Copy each line that contains the word "this".
☆ ☆ ☆
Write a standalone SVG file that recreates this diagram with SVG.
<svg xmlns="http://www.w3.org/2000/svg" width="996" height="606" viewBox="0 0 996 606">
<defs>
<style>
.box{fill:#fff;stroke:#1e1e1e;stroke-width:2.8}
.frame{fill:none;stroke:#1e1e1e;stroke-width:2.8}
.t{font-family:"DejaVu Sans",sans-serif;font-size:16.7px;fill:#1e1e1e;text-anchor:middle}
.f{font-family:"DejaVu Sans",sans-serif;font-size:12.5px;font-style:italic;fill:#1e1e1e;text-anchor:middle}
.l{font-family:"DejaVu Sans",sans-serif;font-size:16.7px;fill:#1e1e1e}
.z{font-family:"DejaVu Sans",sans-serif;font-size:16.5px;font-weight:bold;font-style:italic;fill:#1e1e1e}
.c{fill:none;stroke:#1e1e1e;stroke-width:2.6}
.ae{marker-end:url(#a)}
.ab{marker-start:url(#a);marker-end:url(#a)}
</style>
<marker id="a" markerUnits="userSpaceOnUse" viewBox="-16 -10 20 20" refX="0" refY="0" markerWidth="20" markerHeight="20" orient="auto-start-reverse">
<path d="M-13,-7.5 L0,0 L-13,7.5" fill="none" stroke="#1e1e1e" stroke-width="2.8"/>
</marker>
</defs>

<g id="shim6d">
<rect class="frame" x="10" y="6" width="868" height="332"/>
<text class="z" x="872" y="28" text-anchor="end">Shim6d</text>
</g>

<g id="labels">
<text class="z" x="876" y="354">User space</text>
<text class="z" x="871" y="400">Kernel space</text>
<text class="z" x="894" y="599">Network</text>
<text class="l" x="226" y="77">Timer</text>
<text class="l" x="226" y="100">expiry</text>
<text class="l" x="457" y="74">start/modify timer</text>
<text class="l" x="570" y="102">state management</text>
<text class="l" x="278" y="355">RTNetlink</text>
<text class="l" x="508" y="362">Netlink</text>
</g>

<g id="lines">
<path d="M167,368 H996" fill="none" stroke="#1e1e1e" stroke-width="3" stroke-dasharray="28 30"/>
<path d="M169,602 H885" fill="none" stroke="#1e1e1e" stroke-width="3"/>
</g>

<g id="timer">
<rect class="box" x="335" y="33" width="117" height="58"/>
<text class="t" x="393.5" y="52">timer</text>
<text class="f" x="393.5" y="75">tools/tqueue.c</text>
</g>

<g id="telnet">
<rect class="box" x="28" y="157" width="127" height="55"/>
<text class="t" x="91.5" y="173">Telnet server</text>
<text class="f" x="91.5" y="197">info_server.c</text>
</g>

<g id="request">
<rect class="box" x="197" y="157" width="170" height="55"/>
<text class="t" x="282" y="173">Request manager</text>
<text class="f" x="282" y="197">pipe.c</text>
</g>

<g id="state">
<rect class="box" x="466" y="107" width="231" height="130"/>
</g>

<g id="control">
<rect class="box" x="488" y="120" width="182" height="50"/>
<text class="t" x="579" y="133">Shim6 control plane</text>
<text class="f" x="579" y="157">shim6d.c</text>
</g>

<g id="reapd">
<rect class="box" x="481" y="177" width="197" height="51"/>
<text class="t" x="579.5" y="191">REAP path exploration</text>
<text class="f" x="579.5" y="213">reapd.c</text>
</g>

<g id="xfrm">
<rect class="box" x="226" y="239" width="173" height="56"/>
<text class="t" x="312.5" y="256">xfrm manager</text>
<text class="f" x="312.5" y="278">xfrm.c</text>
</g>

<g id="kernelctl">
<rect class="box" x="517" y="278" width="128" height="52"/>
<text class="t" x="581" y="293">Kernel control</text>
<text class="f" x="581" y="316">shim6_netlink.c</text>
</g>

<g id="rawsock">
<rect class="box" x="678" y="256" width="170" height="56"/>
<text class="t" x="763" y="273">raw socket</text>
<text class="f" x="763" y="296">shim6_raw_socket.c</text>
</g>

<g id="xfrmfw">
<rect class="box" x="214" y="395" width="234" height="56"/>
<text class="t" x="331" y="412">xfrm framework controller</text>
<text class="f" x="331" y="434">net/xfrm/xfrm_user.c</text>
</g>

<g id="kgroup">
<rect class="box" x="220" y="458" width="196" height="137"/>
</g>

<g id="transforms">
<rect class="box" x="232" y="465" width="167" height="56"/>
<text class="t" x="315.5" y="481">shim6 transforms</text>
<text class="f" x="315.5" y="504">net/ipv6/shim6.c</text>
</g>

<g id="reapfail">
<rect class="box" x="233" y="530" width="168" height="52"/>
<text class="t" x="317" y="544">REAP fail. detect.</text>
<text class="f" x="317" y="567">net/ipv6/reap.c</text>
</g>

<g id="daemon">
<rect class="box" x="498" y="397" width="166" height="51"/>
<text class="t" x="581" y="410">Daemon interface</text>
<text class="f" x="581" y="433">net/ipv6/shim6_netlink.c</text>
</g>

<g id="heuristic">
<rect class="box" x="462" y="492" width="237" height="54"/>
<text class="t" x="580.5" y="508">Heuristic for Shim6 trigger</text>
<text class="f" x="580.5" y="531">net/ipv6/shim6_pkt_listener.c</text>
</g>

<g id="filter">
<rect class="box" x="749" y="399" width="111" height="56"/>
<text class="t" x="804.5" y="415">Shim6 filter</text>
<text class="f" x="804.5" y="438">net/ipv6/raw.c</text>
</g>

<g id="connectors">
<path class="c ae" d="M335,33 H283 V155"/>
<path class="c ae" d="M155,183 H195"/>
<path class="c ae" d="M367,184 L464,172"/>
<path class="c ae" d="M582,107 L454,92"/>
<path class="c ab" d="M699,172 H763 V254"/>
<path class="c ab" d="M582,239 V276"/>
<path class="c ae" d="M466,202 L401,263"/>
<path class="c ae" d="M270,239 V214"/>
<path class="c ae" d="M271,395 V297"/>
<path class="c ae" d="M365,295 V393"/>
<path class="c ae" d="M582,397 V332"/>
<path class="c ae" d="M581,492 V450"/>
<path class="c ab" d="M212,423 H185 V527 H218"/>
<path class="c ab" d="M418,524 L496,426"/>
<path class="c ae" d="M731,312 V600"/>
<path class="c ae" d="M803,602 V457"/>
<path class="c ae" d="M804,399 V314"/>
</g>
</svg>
☆ ☆ ☆
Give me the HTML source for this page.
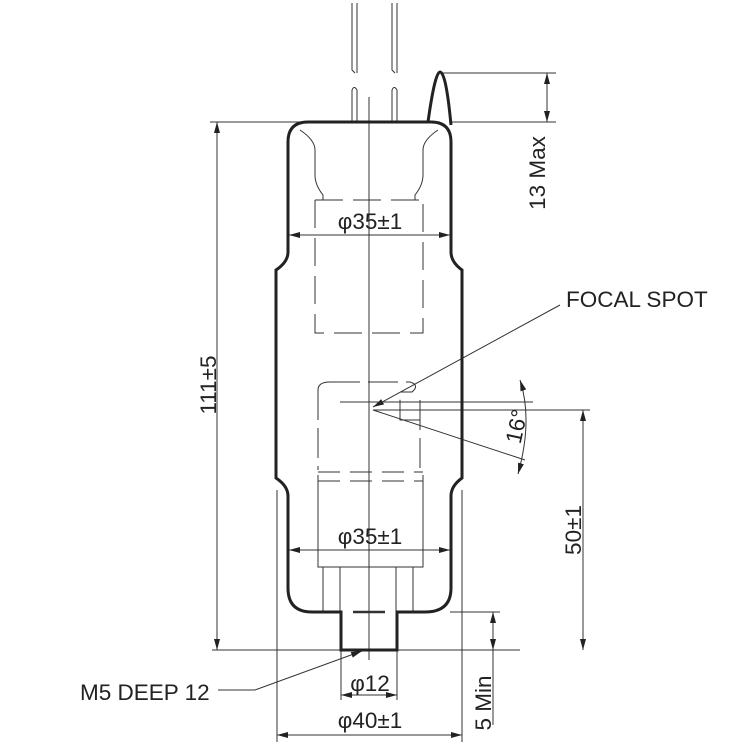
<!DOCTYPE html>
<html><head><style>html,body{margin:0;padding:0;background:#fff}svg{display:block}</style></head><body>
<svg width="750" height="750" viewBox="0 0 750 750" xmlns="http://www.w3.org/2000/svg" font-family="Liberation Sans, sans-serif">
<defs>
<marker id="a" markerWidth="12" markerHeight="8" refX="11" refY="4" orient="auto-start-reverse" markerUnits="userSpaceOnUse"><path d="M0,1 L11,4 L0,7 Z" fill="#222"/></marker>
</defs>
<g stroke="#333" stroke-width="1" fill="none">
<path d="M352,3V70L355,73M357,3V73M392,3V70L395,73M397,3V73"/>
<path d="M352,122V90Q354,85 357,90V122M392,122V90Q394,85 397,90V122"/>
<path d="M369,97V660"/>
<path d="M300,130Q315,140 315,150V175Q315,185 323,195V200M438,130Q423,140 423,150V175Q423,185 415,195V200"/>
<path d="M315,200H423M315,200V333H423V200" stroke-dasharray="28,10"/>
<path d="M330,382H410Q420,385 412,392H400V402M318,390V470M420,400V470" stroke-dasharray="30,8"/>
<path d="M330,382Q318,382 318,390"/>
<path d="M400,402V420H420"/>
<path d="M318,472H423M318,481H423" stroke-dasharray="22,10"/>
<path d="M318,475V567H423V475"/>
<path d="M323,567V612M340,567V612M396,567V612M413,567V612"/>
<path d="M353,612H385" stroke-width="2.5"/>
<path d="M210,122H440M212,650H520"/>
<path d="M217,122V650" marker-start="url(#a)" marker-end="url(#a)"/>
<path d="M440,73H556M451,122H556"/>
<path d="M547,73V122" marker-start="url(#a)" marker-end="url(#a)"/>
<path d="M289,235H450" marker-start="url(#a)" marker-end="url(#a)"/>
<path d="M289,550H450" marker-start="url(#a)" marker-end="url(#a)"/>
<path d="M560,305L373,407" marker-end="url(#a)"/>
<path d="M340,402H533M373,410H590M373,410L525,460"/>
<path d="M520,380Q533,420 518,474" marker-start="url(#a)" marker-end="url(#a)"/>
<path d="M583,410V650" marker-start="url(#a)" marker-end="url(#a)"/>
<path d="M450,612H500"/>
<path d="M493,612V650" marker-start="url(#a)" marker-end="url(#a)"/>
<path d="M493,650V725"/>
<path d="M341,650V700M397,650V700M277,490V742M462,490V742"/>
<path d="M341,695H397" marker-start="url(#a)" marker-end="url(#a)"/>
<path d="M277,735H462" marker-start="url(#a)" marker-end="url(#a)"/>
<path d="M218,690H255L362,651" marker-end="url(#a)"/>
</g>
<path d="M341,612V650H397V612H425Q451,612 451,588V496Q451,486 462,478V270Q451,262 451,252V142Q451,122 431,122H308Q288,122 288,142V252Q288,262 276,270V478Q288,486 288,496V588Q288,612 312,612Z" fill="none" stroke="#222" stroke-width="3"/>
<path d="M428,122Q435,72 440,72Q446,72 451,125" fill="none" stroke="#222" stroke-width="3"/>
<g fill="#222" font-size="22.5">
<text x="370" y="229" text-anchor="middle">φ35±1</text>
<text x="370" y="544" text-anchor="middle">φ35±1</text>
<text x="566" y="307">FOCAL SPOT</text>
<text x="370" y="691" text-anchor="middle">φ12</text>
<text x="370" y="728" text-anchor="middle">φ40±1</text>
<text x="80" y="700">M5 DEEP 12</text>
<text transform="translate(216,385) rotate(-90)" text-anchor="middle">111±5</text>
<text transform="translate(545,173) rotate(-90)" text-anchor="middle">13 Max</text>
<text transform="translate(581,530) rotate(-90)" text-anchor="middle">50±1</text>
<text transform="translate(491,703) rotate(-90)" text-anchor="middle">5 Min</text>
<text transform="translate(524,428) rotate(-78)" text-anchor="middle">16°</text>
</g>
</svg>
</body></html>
☆ ☆ ☆
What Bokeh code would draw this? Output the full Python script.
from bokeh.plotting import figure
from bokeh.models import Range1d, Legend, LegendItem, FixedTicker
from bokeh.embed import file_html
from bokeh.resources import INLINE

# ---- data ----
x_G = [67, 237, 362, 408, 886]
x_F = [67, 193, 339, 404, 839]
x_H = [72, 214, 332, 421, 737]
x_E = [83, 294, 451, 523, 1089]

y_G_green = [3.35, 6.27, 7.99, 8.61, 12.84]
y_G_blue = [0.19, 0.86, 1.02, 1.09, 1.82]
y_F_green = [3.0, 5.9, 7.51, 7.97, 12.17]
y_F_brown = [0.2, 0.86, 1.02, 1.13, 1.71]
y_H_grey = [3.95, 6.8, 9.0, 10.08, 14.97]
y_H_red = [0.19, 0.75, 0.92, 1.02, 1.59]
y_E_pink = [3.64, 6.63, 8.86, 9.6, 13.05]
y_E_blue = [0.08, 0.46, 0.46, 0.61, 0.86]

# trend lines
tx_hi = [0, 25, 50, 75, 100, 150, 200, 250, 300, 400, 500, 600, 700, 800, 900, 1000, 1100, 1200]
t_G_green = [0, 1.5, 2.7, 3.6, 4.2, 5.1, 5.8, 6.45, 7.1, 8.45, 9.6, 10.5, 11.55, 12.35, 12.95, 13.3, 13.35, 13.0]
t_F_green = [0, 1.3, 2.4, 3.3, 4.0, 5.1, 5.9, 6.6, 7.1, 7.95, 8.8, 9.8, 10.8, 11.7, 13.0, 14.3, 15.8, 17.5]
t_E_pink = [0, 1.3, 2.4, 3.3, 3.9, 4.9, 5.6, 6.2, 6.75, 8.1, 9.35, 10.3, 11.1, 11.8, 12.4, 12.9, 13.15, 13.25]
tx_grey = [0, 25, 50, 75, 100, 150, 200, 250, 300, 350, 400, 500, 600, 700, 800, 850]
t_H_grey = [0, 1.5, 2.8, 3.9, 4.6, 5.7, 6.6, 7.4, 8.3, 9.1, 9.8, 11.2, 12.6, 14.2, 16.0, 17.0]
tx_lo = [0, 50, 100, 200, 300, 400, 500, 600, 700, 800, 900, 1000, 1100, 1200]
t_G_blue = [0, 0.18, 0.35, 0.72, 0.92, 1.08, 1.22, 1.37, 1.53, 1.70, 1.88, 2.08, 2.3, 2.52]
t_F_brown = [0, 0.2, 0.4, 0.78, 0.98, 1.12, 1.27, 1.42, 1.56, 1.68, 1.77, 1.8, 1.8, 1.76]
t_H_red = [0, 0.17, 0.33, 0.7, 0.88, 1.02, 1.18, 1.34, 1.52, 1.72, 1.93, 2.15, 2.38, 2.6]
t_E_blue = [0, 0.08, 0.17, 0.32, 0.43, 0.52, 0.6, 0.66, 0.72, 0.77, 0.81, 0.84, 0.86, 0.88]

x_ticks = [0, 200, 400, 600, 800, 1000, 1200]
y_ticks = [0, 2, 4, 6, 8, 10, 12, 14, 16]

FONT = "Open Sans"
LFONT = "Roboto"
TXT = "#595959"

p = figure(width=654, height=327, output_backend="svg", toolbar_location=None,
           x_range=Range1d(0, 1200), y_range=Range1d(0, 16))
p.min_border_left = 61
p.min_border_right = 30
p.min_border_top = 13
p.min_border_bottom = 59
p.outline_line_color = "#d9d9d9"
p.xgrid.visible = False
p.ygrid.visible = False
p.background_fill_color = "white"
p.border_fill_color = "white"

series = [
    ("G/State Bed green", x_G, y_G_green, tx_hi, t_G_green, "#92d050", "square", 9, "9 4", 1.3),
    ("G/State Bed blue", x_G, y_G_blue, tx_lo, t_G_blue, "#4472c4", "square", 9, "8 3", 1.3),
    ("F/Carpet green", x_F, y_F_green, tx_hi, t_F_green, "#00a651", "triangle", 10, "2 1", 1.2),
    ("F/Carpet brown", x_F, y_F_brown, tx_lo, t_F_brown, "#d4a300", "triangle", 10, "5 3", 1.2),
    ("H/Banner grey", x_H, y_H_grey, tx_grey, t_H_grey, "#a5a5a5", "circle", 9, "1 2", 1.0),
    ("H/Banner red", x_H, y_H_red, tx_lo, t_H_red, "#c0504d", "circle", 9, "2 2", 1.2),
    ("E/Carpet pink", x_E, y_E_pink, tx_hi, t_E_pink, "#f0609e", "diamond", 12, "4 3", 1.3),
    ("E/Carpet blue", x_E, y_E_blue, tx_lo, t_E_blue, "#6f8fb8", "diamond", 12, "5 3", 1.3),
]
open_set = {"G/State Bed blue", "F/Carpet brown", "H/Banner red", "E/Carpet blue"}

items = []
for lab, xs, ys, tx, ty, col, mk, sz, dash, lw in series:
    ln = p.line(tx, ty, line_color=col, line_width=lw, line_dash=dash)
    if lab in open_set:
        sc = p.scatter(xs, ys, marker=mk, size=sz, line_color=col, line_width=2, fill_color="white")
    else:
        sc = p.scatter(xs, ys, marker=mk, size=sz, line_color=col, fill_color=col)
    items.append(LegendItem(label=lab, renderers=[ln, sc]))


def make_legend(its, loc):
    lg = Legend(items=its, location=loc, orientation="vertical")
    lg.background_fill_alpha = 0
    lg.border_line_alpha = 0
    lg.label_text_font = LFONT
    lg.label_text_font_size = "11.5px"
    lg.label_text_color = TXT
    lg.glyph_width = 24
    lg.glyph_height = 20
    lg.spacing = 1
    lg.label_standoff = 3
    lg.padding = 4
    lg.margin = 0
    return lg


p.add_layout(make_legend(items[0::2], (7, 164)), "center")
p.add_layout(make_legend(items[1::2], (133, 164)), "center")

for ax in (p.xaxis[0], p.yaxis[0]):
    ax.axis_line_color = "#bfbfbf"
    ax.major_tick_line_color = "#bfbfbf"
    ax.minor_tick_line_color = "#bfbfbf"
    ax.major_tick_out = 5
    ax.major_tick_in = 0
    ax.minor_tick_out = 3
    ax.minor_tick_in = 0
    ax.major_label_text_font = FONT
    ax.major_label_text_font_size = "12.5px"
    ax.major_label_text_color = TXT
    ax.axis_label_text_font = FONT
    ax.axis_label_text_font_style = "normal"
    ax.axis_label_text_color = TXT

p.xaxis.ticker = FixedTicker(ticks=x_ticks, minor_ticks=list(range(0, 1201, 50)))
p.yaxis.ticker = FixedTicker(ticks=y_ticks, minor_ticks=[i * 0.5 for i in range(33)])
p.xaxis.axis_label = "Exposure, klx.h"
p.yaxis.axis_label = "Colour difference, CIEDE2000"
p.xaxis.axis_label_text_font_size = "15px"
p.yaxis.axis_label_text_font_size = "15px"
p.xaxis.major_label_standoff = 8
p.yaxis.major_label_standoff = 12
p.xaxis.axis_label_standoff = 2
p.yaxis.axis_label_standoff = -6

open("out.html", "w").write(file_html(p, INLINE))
☆ ☆ ☆
= FINISHED EXERCISE =
Write a standalone SVG file that recreates this diagram with SVG.
Give me the HTML source for this page.
What Bokeh code would draw this? Output the full Python script.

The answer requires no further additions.